Friedman closes with a powerful reflection on history’s lessons. Across thirteen chapters, he has shown that every major government reform—from agricultural programs to monetary policy and public housing—has failed to achieve its goals. Good intentions, he warns, produce coercion when paired with centralized power. The common thread is hubris: the belief that experts or legislators can plan society better than individuals can.

The Tyranny of Good Intentions

Friedman calls bureaucracy the real threat to liberty. Unlike overt dictatorships, administrative states grow quietly, expanding in the name of welfare, regulation, or safety. Each new intervention—no matter how benign—multiplies authority, until citizens serve institutions instead of the reverse. He quotes A. V. Dicey’s warning that government benefits are immediate while harms are hidden and gradual. Without an ingrained “prejudice in favor of liberty,” people will always favor intervention over freedom.

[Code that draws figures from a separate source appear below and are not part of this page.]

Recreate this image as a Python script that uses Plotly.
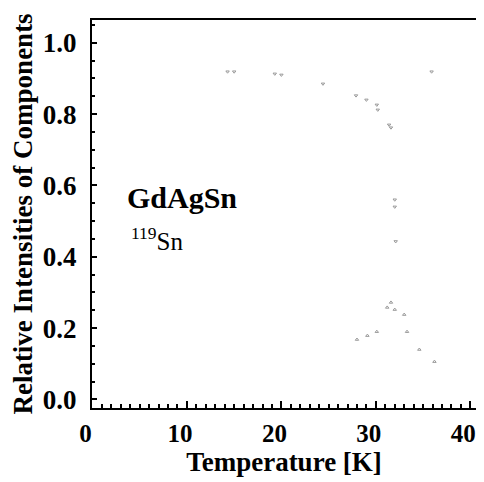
import plotly.graph_objects as go

# Upper component
upper_T = [14.3, 15.0, 19.3, 20.0, 24.4, 27.9, 29.0, 30.1, 30.2, 31.4, 31.6, 32.0, 32.0, 32.1, 35.9]
upper_I = [0.919, 0.919, 0.913, 0.910, 0.885, 0.852, 0.840, 0.826, 0.812, 0.770, 0.762, 0.560, 0.540, 0.443, 0.919]

# Lower component
lower_T = [28.0, 29.1, 30.1, 31.2, 31.6, 32.0, 33.0, 33.3, 34.6, 36.2]
lower_I = [0.168, 0.179, 0.190, 0.258, 0.272, 0.252, 0.238, 0.190, 0.140, 0.106]

x_ticks = [0, 10, 20, 30, 40]
y_ticks = [0.0, 0.2, 0.4, 0.6, 0.8, 1.0]
y_tick_labels = ["0.0", "0.2", "0.4", "0.6", "0.8", "1.0"]

serif = "Liberation Serif"

fig = go.Figure()
fig.add_trace(go.Scatter(x=upper_T, y=upper_I, mode="markers",
                         marker=dict(symbol="triangle-down-open", size=3, color="#9a9a9a",
                                     line=dict(width=1, color="#9a9a9a")),
                         showlegend=False))
fig.add_trace(go.Scatter(x=lower_T, y=lower_I, mode="markers",
                         marker=dict(symbol="triangle-up-open", size=3, color="#9a9a9a",
                                     line=dict(width=1, color="#9a9a9a")),
                         showlegend=False))

fig.add_annotation(x=9.5, y=0.566, xref="x", yref="y", text="<b>GdAgSn</b>",
                   showarrow=False, font=dict(family=serif, size=30, color="black"))
fig.add_annotation(x=6.9, y=0.45, xref="x", yref="y",
                   text="<sup>119</sup>Sn", showarrow=False,
                   font=dict(family=serif, size=25, color="black"))

fig.update_layout(
    width=476, height=474,
    margin=dict(l=84, r=8, t=12, b=74),
    plot_bgcolor="white", paper_bgcolor="white",
    font=dict(family=serif, color="black"),
)
fig.update_xaxes(
    automargin=False,
    range=[-0.05, 40.6], tickvals=x_ticks, ticktext=[f"<b>{v}</b>" for v in x_ticks],
    tickfont=dict(family=serif, size=25), ticklabelshift=-7, ticklabelstandoff=2,
    ticks="inside", ticklen=7, tickwidth=1.5, tickcolor="black",
    minor=dict(dtick=1, ticks="inside", ticklen=4, tickcolor="black"),
    showline=True, linecolor="black", linewidth=2, mirror=True,
    showgrid=False, zeroline=False,
    title=dict(text="<b>Temperature [K]</b>", font=dict(family=serif, size=27), standoff=2),
)
fig.update_yaxes(
    automargin=False,
    range=[-0.024, 1.064], tickvals=y_ticks, ticktext=[f"<b>{t}</b>" for t in y_tick_labels],
    tickfont=dict(family=serif, size=27), ticklabelstandoff=8,
    ticks="inside", ticklen=5, tickwidth=1.5, tickcolor="black",
    minor=dict(dtick=0.05, ticks="inside", ticklen=3, tickcolor="black"),
    showline=True, linecolor="black", linewidth=2, mirror=True,
    showgrid=False, zeroline=False,
    title=dict(text="<b>Relative Intensities of Components</b>", font=dict(family=serif, size=27), standoff=16),
)

fig.write_html("out.html")
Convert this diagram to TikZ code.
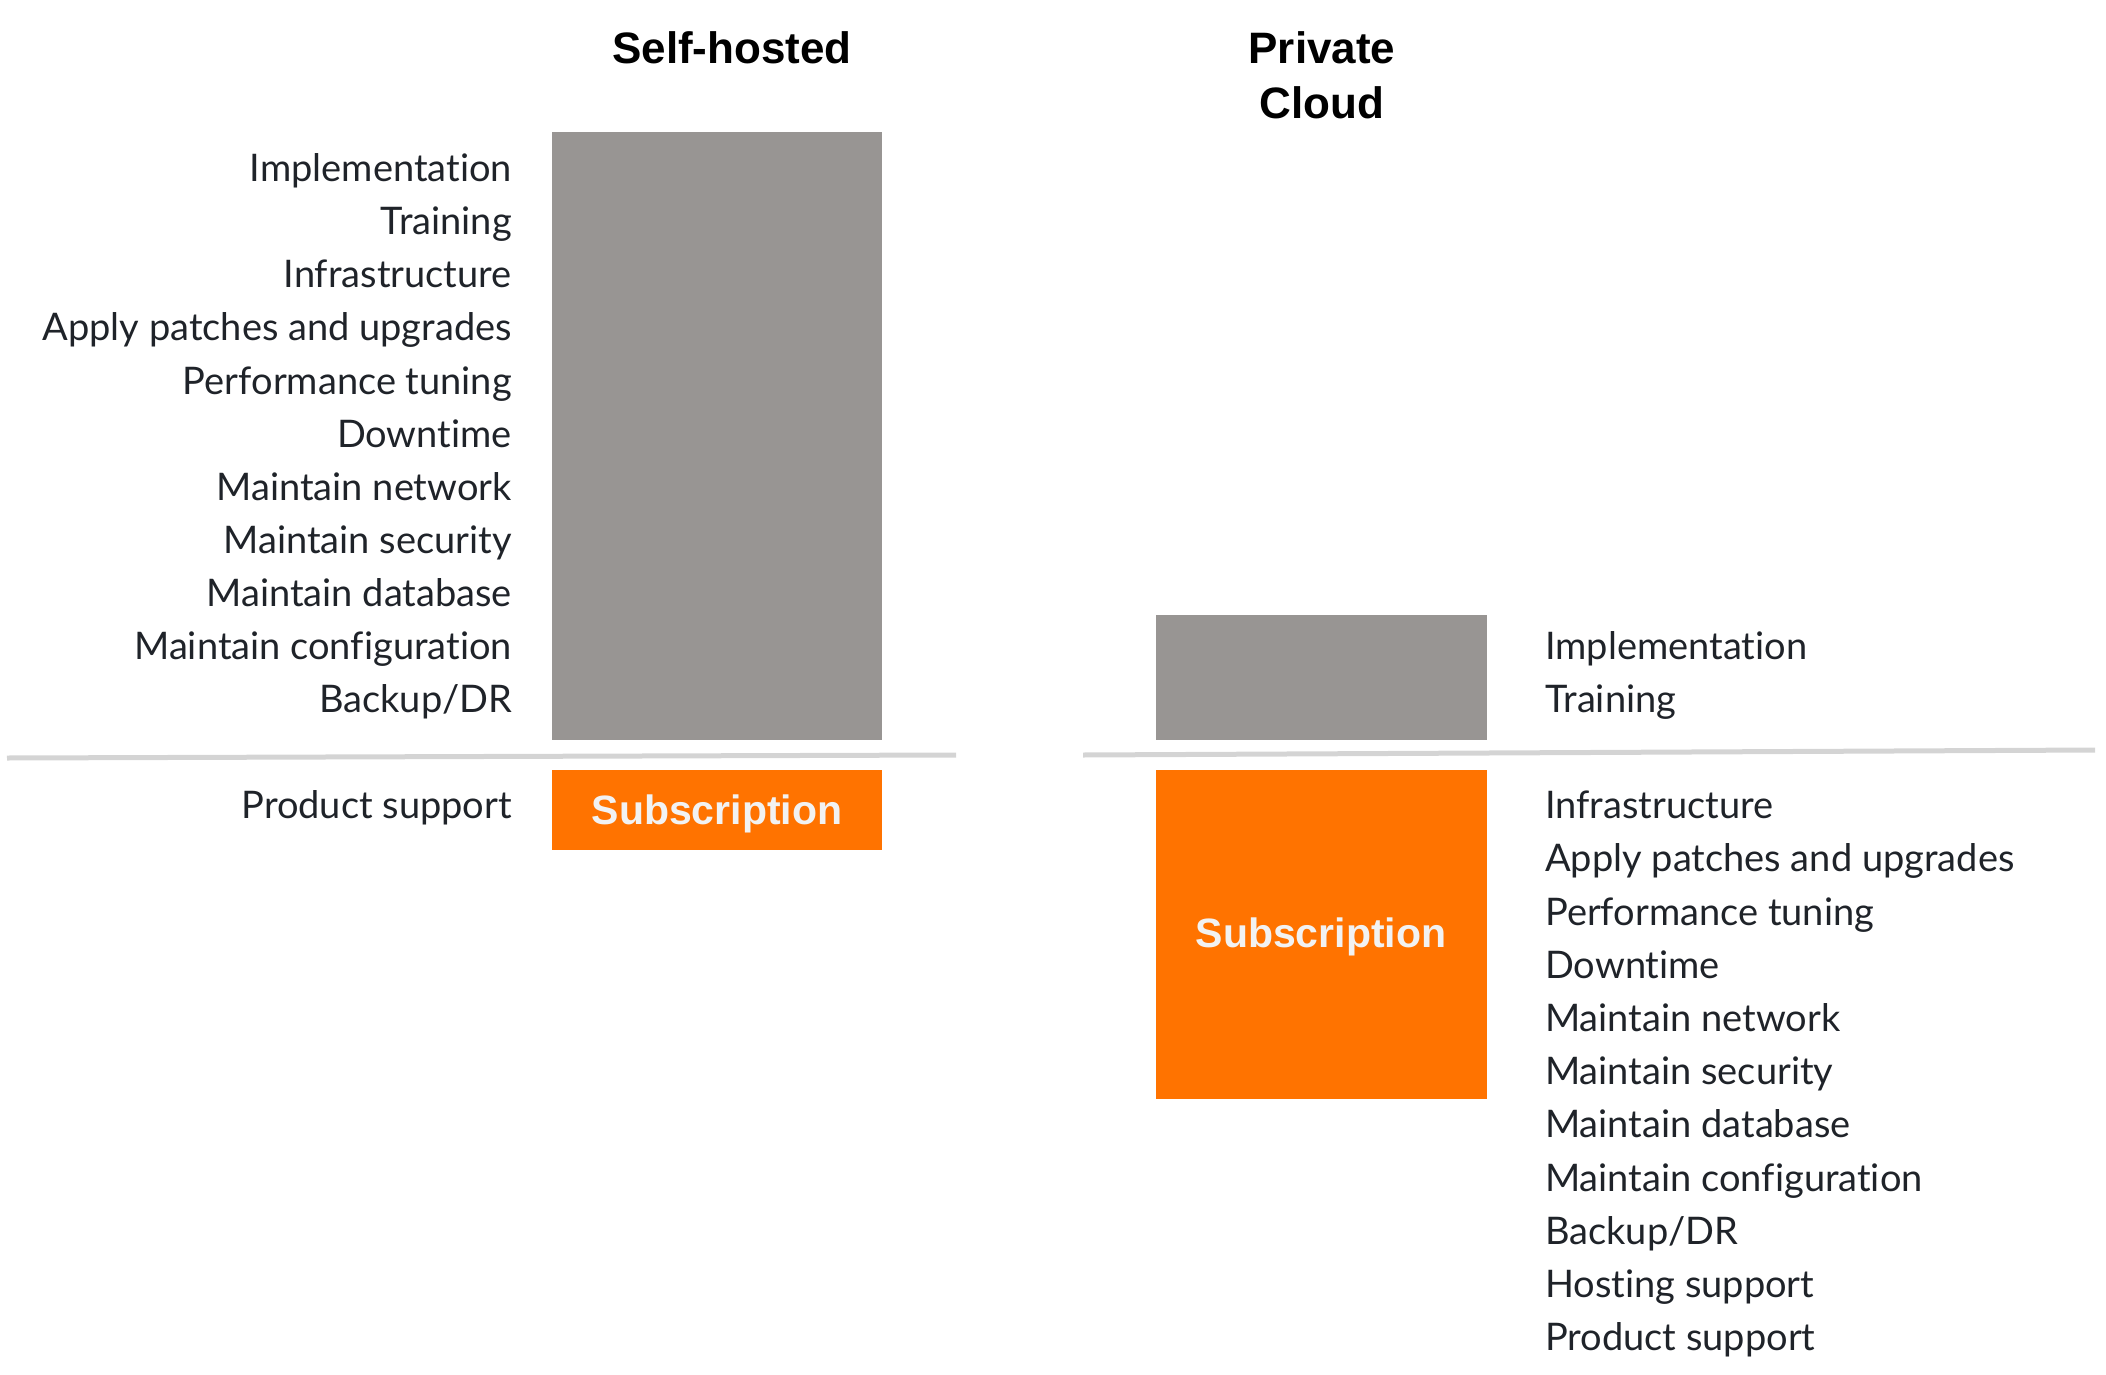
\documentclass[tikz,border=0pt]{standalone}
\usepackage{fontspec}
\setmainfont{Lato}[Ligatures={NoCommon,NoRequired,NoDiscretionary,NoContextual}]
\newfontfamily\boldsans{Liberation Sans}
\definecolor{txt}{HTML}{1F2329}
\definecolor{boxgray}{HTML}{989593}
\definecolor{orng}{HTML}{FF7300}
\definecolor{sepgray}{HTML}{D4D4D4}
\definecolor{subtxt}{HTML}{F2F2F2}
\begin{document}
\begin{tikzpicture}[x=1pt,y=-1pt,
  lbl/.style={inner sep=0pt, text height=0.72em, text depth=0pt, text=txt, font=\fontsize{38}{44}\selectfont},
  lleft/.style={lbl, anchor=east},
  lright/.style={lbl, anchor=west},
  ttl/.style={inner sep=0pt, text height=0.72em, text depth=0pt, text=black, font=\boldsans\bfseries\fontsize{44}{50}\selectfont},
  graybox/.style={fill=boxgray, draw=none},
  orbox/.style={fill=orng, draw=none},
  subs/.style={inner sep=0pt, text=subtxt, font=\boldsans\bfseries\fontsize{41}{48}\selectfont},
  sep/.style={draw=sepgray, line width=5pt}
]
\useasboundingbox (0,0) rectangle (2106,1375);
% titles
\node[ttl] (t1) at (732,60) {Self-hosted};
\node[ttl] (t2a) at (1322,60) {Private};
\node[ttl] (t2b) at (1322,115) {Cloud};
% left boxes
\path[graybox] (552,132) rectangle (882,740);
\path[orbox] (552,770) rectangle (882,850);
\node[subs] (s1) at (717,814) {Subscription};
% left separator
\coordinate (ls1) at (7,758);
\coordinate (ls2) at (956,755);
\draw[sep] (ls1) -- (ls2);
% left labels
\foreach \t [count=\i from 0] in {Implementation,Training,Infrastructure,Apply patches and upgrades,Performance tuning,Downtime,Maintain network,Maintain security,Maintain database,Maintain configuration,Backup/DR}{
  \node[lleft] (l\i) at (512,{178+53.1*\i}) {\t};
}
\node[lleft] (lps) at (512,815) {Product support};
% right boxes
\path[graybox] (1156,615) rectangle (1487,740);
\path[orbox] (1156,770) rectangle (1487,1099);
\node[subs] (s2) at (1321,937) {Subscription};
% right separator
\coordinate (rs1) at (1083,755);
\coordinate (rs2) at (2095,750);
\draw[sep] (rs1) -- (rs2);
% right labels
\node[lright] (r0) at (1545,656) {Implementation};
\node[lright] (r1) at (1545,709) {Training};
\foreach \t [count=\i from 0] in {Infrastructure,Apply patches and upgrades,Performance tuning,Downtime,Maintain network,Maintain security,Maintain database,Maintain configuration,Backup/DR,Hosting support,Product support}{
  \node[lright] (rb\i) at (1545,{815+53.2*\i}) {\t};
}
\end{tikzpicture}
\end{document}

Freedom’s Fragile Foundation

To preserve liberty, he argues, society must be built on voluntary cooperation—individuals pursuing their interests within clear rules rather than by state compulsion. When citizens exchange freely, diversity thrives; when the state redistributes or directs, creativity shrinks. History visualizes this contrast vividly: Soviet bureaucrats buried freedom under decrees, while entrepreneurial nations multiplied prosperity through autonomy.

Friedman ends optimistically. America can still maintain its liberties if its people recognize both external threats (tyranny abroad) and internal ones (benevolent overreach at home). Freedom survives through vigilance and persuasion, not force. Every time individuals act independently—start a business, teach a child, challenge an authority—they counter tyranny’s advance.

His parting message transforms an economic argument into a civic creed: concentrated power is dangerous regardless of who holds it. Limited government is not a political preference but a moral necessity. The visible hand of control may promise progress, but only the invisible hand of free choice delivers it.